See how on-theme this inciting moment is? It is absolutely about the story’s theme of family. It absolutely asks the Narrative Questions that will pull us in the audience through the movie: Will Moses turn out to be Addie’s father? How will we learn this? What will it mean? And it embeds the story’s climax: Addie and Moses coming together as father and daughter.
The theme of Chinatown is “Evil hides under a benign surface.”
Let’s cue up the film and see how the inciting incident embodies this.
The inciting incident of Chinatown is when the real Mrs. Evelyn Mulwray (Faye Dunaway) walks into private investigator Jake Gittes’ office (Jack Nicholson) with her lawyer and informs him that the woman claiming to be Mrs.
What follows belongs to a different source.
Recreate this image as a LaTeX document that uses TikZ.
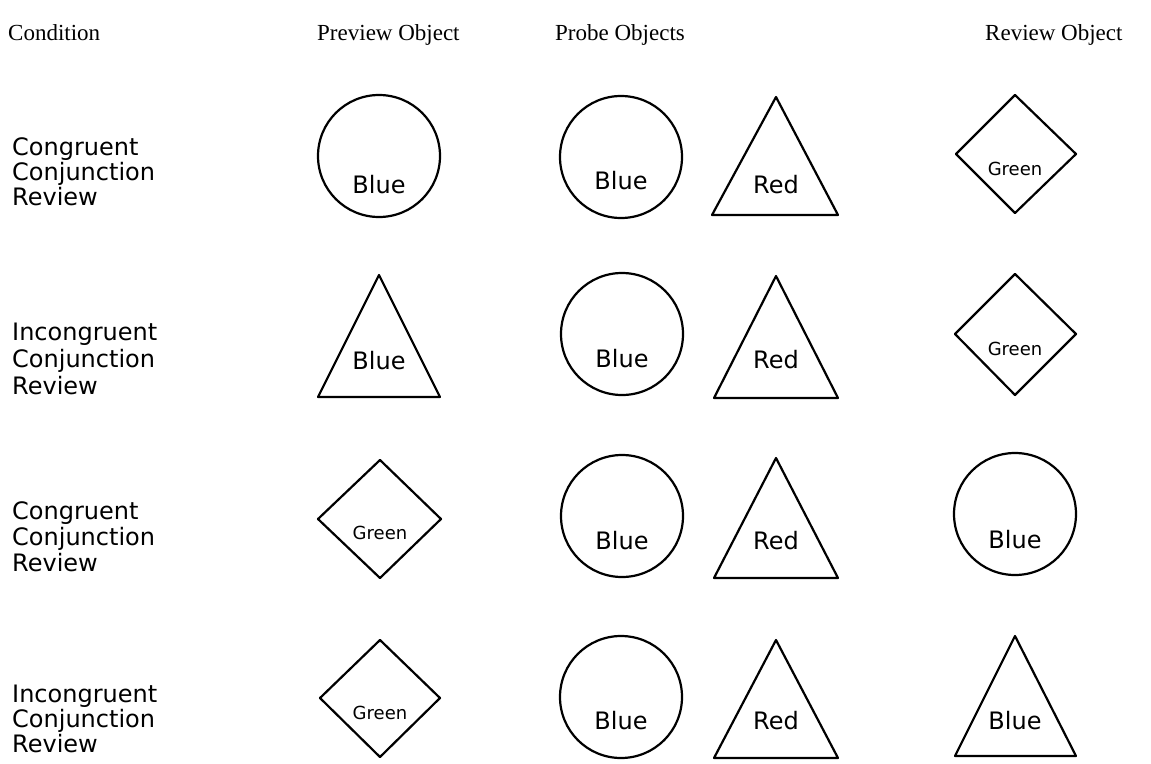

Mulwray (Diane Ladd) who hired him a week ago to follow her husband was a phony.
Have we ever met?
That’s what I thought. You see, I’m Mrs. Evelyn Mulwray.
Clearly Mrs. M. is about to sue poor Jake and make a fool of him in the press.
I see you like publicity, Mr. Gittes. Well, you’re about to get it.
Why is this the inciting incident of Chinatown? Because
One, in it our hero Jake Gittes acquires his intention—to find out who played him for a sucker and to get to the bottom of this scheme and subterfuge.
Two, it establishes the Narrative Questions that will pull us through the movie: Who did set Jake up? Why? What will happen because of this? What does it mean?
Three, the climax is embedded in this moment. Evelyn’s tragic death/murder, Gittes’ getting to the bottom of everything, our understanding of the initial deception.
And four, the inciting incident is 100% on-theme. It’s about deception, it’s about ulterior motives, it’s about how the seemingly-benign surface of things can conceal unfathomed and possibly evil intentions.
Here’s my own confession. In a lot of the stuff I write, I don’t know what the inciting incident is until after I’ve written it. I’m flying by the seat of my pants half the time. I know I’ve got a great start to a story but I don’t know why. It’s only later, in Draft #2 or partway through #1, that I sit down and actually ask myself, “What’s my inciting incident? Do I even have one?”
Almost always I do. I just didn’t realize it.
This is how knowledge of storytelling principles is invaluable for the writer. I can ask myself, “Does my inciting incident give the hero his intention?” “Does it ask the Narrative Questions that will pull the reader through the story?” “Is the climax embedded in it?” And “Is it on-theme?”